Saudaraku, Jangan Remehkan Bahaya Kesombongan

SAUDARAKU kebalikan dari tawadhu adalah kesombongan. Allah SWT tidak menyukai kesombongan. Inilah penyakit yang menyebabkan Allah murka kepada Iblis, manakala ia menolak perintah Allah untuk bersujud kepada Nabi Adam sebagai bentuk penghormatan kepadanya.

Saudaraku, Jangan Remehkan Bahaya Kesombongan
KH Abdullah Gymnastiar. (Net)

Marilah kita ingat-ingat kembali beberapa kisah orang terdahulu yang celaka akibat kesombongan dirinya sendiri. Ingatkah kita pada kisah Qarun? Sepupu dari Nabi Musa ini awalnya adalah orang yang sederhana saja. Sampai suatu saat ia meminta kekayaan kepada Allah, dan permintaan itu dikabulkan sebagai ujian baginya. Namun, Qarun tak mampu menghadapi ujian tersebut. Ia menjadi sombong dan tak mau menerima petunjuk dari Nabi Musa.
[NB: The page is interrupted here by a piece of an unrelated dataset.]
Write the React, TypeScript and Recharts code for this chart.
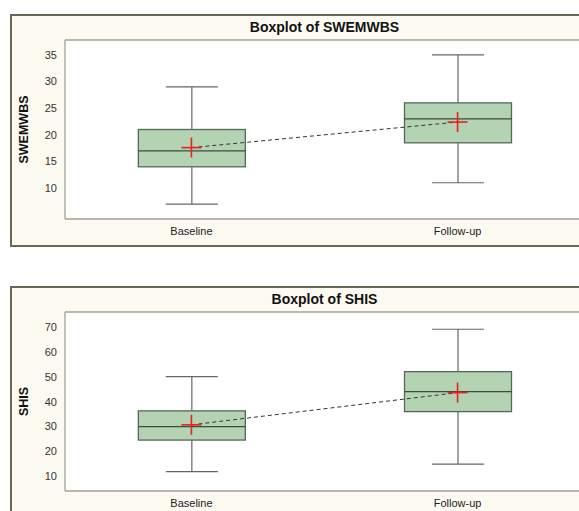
import React from "react";
import {
  ComposedChart,
  CartesianGrid,
  XAxis,
  YAxis,
  Bar,
  Line,
} from "recharts";

const groups = ["Baseline", "Follow-up"];
const groupX = [0, 1];

// SWEMWBS five-number summaries + means
const swemMin = [7, 11];
const swemQ1 = [14, 18.5];
const swemMedian = [17, 23];
const swemQ3 = [21, 26];
const swemMax = [29, 35];
const swemMean = [17.6, 22.4];
const swemTicks = [10, 15, 20, 25, 30, 35];

// SHIS
const shisMin = [12, 15];
const shisQ1 = [24.6, 36];
const shisMedian = [30, 44];
const shisQ3 = [36.3, 52];
const shisMax = [50, 69];
const shisMean = [30.7, 43.6];
const shisTicks = [10, 20, 30, 40, 50, 60, 70];

const FONT = '"Liberation Sans", Arial, sans-serif';

const buildRows = (
  mins: number[],
  q1s: number[],
  meds: number[],
  q3s: number[],
  maxs: number[],
  means: number[]
) =>
  groups.map((name, i) => ({
    name,
    x: groupX[i],
    range: [mins[i], maxs[i]],
    min: mins[i],
    q1: q1s[i],
    median: meds[i],
    q3: q3s[i],
    max: maxs[i],
    mean: means[i],
  }));

const swemRows = buildRows(swemMin, swemQ1, swemMedian, swemQ3, swemMax, swemMean);
const shisRows = buildRows(shisMin, shisQ1, shisMedian, shisQ3, shisMax, shisMean);

const BoxShape = (props: any) => {
  const { x, y, width, height, payload } = props;
  if (!payload || height == null) return null;
  const k = height / (payload.max - payload.min);
  const yOf = (v: number) => y + (payload.max - v) * k;
  const cx = x + width / 2;
  const cap = 26;
  return (
    <g>
      <line x1={cx} x2={cx} y1={yOf(payload.max)} y2={yOf(payload.q3)} stroke="#666" strokeWidth={1.2} />
      <line x1={cx} x2={cx} y1={yOf(payload.q1)} y2={yOf(payload.min)} stroke="#666" strokeWidth={1.2} />
      <line x1={cx - cap} x2={cx + cap} y1={yOf(payload.max)} y2={yOf(payload.max)} stroke="#666" strokeWidth={1.2} />
      <line x1={cx - cap} x2={cx + cap} y1={yOf(payload.min)} y2={yOf(payload.min)} stroke="#666" strokeWidth={1.2} />
      <rect
        x={x}
        y={yOf(payload.q3)}
        width={width}
        height={yOf(payload.q1) - yOf(payload.q3)}
        fill="#b3d3b3"
        stroke="#56685a"
        strokeWidth={1.3}
      />
      <line x1={x} x2={x + width} y1={yOf(payload.median)} y2={yOf(payload.median)} stroke="#3c4a40" strokeWidth={1.2} />
    </g>
  );
};

const MeanCross = (props: any) => {
  const { cx, cy, index } = props;
  if (cx == null || cy == null) return null;
  return (
    <g key={"m" + index}>
      <line x1={cx - 10} x2={cx + 10} y1={cy} y2={cy} stroke="#e8231e" strokeWidth={1.6} />
      <line x1={cx} x2={cx} y1={cy - 10} y2={cy + 10} stroke="#e8231e" strokeWidth={1.6} />
    </g>
  );
};

const borderLines = ({ offset }: any, vertical: boolean) =>
  vertical ? [offset.left, offset.left + offset.width] : [offset.top, offset.top + offset.height];

interface PanelProps {
  top: number;
  title: string;
  label: string;
  rows: any[];
  domain: [number, number];
  ticks: number[];
}

const Panel: React.FC<PanelProps> = ({ top, title, label, rows, domain, ticks }) => (
  <div style={{ position: "absolute", left: 0, top, width: 600, height: 250 }}>
    <div
      style={{
        position: "absolute",
        left: 10,
        top: 14,
        width: 620,
        height: 233,
        boxSizing: "border-box",
        border: "2px solid #6b6656",
        background: "#fdfaf2",
      }}
    />
    <div
      style={{
        position: "absolute",
        left: 65,
        width: 519,
        top: 19,
        textAlign: "center",
        fontFamily: FONT,
        fontWeight: "bold",
        fontSize: 14,
        color: "#111",
      }}
    >
      {title}
    </div>
    <div style={{ position: "absolute", left: 0, top: 0 }}>
      <ComposedChart
        width={600}
        height={250}
        data={rows}
        margin={{ top: 40, right: 16, bottom: 6, left: 0 }}
      >
        <CartesianGrid
          fill="#ffffff"
          stroke="#a4a196"
          strokeWidth={1.3}
          horizontalCoordinatesGenerator={(p: any) => borderLines(p, false)}
          verticalCoordinatesGenerator={(p: any) => borderLines(p, true)}
        />
        <XAxis
          dataKey="x"
          type="number"
          domain={[-0.475, 1.475]}
          ticks={groupX}
          allowDataOverflow
          tickFormatter={(v: number) => groups[v]}
          axisLine={false}
          tickLine={false}
          height={25}
          tick={{ fontSize: 11, fill: "#222", fontFamily: FONT }}
        />
        <YAxis
          type="number"
          domain={domain}
          ticks={ticks}
          allowDataOverflow
          axisLine={false}
          tickLine={false}
          width={65}
          tick={{ fontSize: 11, fill: "#333", fontFamily: FONT }}
          label={{
            value: label,
            angle: -90,
            position: "insideLeft",
            offset: 24,
            style: { textAnchor: "middle", fontWeight: "bold", fontSize: 12.5, fill: "#111", fontFamily: FONT },
          }}
        />
        <Bar dataKey="range" barSize={107} shape={BoxShape} isAnimationActive={false} />
        <Line
          dataKey="mean"
          stroke="#333"
          strokeWidth={1}
          strokeDasharray="4 3"
          dot={MeanCross}
          activeDot={false}
          isAnimationActive={false}
        />
      </ComposedChart>
    </div>
  </div>
);

const App: React.FC = () => (
  <div
    style={{
      position: "absolute",
      left: 0,
      top: 0,
      width: 579,
      height: 511,
      overflow: "hidden",
      background: "#fff",
    }}
  >
    <Panel top={0} title="Boxplot of SWEMWBS" label="SWEMWBS" rows={swemRows} domain={[4.2, 37.8]} ticks={swemTicks} />
    <Panel top={272} title="Boxplot of SHIS" label="SHIS" rows={shisRows} domain={[4.2, 75.9]} ticks={shisTicks} />
  </div>
);

export default App;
Qarun mengatakan harta kekayaan yang ia miliki tiada lain adalah buah dari kecerdasan dan keterampilannya sendiri. Ia pun berjalan di muka bumi dengan tinggi hati. Kemudian, Allah menenggelamkannya ke dalam bumi beserta harta kekayaannya.    

Dan, ingatkah kita kepada Firaun? Seorang manusia yang Allah SWT karuniai kekuasaan, namun ia takabur dan menolak kebenaran yang disampaikan Nabi Musa. Bahkan lebih parah lagi, Firaun mendeklarasikan dirinya sebagai Tuhan yang wajib disembah oleh rakyatnya. 

Allah SWT berfirman, “Maka dia (Firaun) mengumpulkan (pembesar-pembesarnya) lalu berseru memanggil kaumnya. (seraya) berkata: ‘Akulah Tuhanmu yang paling tinggi.’” (QS. an-Naazi’at [79]: 23-24)

Kemudian, Firaun merasakan akibat dari kesombongannya itu. Ia tenggelam di Laut Merah. Jasadnya utuh hingga saat ini, sebagai peringatan bagi kita dan umat manusia hingga akhir zaman tentang bahaya kesombongan. 

Ada yang sombong karena kekuasaan. Ada yang sombong karena harta kekayaan. Ada yang sombong karena latar belakang. Ada pula yang sombong karena kecerdasan. Semua kesombongan tersebut tiada lain sebagai bentuk pengingkaran kepada nikmat Allah.
 
Saudaraku, adakah yang melebihi keutamaan Rasulullah saw? Jika berbicara mengenai jabatan, adakah jabatan yang melebihi kedudukan Rasulullah? Beliau adalah manusia paling mulia, menjadi rujukan bagi siapa saja. Tetapi, tak ada secuil kesombongan di dalam hatinya. Akhlak beliau adalah al-Quran. Beliaulah puncaknya ketawadhuan. 

Rasulullah tidak melihat orang lain lebih rendah dari dirinya. Jika ada orang lain memanggilnya, meski hanya menyebut namanya tanpa menyebut “Nabi”, maka beliau akan menoleh tidak hanya dengan kepalanya, melainkan dengan sekujur badannya. Jika bersalaman dengan sahabatnya, maka Rasulullah tak akan melepaskan genggeman tangannya lebih dahulu dari sahabatnya. 

Jika mendapatkan undangan, baik dari orang kaya maupun dari seorang fakir miskin, maka beliau memenuhinya. Rasulullah saw menyalami anak kecil, menjahit bajunya sendiri, menambal sandalnya sendiri. Apakah itu mengurangi kemuliaan Rasulullah? Sama sekali tidak. Justru semakin menambah kemuliaannya.